#### Dataset rows
↓
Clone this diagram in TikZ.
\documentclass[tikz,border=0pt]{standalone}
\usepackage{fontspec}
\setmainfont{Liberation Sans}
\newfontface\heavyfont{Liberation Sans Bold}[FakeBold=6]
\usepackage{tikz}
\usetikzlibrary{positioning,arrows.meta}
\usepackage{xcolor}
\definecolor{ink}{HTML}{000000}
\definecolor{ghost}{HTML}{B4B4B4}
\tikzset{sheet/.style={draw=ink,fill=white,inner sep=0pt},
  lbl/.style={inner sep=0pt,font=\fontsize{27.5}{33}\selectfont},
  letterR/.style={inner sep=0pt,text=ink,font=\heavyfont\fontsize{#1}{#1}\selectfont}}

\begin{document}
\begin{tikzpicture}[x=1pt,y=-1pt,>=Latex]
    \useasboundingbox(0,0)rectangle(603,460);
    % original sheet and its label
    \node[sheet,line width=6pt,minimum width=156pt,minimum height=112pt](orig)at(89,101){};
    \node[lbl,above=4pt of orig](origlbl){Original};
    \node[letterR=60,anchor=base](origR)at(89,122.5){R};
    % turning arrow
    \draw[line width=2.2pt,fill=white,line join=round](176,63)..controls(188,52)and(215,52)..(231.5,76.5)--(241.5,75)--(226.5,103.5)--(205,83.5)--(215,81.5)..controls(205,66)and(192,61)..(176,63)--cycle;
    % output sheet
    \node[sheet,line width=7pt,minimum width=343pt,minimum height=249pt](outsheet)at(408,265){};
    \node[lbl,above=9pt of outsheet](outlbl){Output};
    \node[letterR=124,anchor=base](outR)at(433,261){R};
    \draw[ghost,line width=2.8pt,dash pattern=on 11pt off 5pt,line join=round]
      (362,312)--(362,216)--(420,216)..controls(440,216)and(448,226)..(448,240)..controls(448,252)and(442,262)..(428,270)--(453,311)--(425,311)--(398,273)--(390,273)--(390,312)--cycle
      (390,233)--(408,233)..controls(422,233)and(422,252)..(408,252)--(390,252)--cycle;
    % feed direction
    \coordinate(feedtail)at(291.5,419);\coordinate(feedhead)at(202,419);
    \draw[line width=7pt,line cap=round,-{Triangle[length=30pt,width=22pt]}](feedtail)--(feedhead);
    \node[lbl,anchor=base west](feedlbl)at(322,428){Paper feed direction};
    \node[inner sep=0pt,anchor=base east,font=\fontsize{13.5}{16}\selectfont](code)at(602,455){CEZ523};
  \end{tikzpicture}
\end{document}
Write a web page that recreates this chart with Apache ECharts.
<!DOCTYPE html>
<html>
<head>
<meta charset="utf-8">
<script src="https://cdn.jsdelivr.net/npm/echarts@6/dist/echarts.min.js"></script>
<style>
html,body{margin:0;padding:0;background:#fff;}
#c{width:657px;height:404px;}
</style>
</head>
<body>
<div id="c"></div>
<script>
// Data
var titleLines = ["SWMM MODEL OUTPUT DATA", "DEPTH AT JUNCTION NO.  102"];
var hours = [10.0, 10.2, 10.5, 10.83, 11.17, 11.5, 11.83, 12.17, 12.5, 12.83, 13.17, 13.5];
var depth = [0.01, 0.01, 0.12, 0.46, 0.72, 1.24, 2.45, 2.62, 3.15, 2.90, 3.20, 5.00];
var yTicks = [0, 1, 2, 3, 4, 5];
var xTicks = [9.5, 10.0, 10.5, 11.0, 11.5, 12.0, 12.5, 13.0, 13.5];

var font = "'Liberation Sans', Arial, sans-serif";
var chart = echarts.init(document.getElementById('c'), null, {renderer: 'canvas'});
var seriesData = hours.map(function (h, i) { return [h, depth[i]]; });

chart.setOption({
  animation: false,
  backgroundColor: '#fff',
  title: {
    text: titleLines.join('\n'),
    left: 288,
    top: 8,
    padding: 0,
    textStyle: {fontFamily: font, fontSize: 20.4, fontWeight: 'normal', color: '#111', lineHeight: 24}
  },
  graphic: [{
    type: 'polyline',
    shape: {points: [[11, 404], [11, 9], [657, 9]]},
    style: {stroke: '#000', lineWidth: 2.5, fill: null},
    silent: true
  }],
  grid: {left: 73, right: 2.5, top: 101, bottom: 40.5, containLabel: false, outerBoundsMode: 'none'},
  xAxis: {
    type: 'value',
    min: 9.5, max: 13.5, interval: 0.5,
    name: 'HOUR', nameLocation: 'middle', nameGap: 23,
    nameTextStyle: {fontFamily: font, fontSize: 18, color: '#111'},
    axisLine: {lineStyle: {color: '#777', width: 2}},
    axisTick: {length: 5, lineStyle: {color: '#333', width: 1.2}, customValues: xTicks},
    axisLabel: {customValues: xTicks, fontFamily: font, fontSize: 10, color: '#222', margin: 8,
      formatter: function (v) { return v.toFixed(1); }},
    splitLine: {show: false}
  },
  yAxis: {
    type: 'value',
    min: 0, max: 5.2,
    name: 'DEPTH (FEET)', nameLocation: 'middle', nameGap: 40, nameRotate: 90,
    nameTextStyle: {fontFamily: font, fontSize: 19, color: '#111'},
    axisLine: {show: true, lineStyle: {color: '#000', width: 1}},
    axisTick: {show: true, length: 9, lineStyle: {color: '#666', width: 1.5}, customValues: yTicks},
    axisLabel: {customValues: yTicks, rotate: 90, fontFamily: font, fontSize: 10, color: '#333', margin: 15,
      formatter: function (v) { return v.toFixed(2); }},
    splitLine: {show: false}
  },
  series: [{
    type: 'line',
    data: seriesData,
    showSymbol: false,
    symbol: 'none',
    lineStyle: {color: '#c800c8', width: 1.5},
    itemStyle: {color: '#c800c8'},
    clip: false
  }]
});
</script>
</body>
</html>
↑
#### Challenge
Extract the lines from the line with "Write a web" through the line with "var seriesData = hours.map(function". Keep both of those lines, copy everything exactly, and add nothing.

#### The solution
Write a web page that recreates this chart with Apache ECharts.
<!DOCTYPE html>
<html>
<head>
<meta charset="utf-8">
<script src="https://cdn.jsdelivr.net/npm/echarts@6/dist/echarts.min.js"></script>
<style>
html,body{margin:0;padding:0;background:#fff;}
#c{width:657px;height:404px;}
</style>
</head>
<body>
<div id="c"></div>
<script>
// Data
var titleLines = ["SWMM MODEL OUTPUT DATA", "DEPTH AT JUNCTION NO.  102"];
var hours = [10.0, 10.2, 10.5, 10.83, 11.17, 11.5, 11.83, 12.17, 12.5, 12.83, 13.17, 13.5];
var depth = [0.01, 0.01, 0.12, 0.46, 0.72, 1.24, 2.45, 2.62, 3.15, 2.90, 3.20, 5.00];
var yTicks = [0, 1, 2, 3, 4, 5];
var xTicks = [9.5, 10.0, 10.5, 11.0, 11.5, 12.0, 12.5, 13.0, 13.5];

var font = "'Liberation Sans', Arial, sans-serif";
var chart = echarts.init(document.getElementById('c'), null, {renderer: 'canvas'});
var seriesData = hours.map(function (h, i) { return [h, depth[i]]; });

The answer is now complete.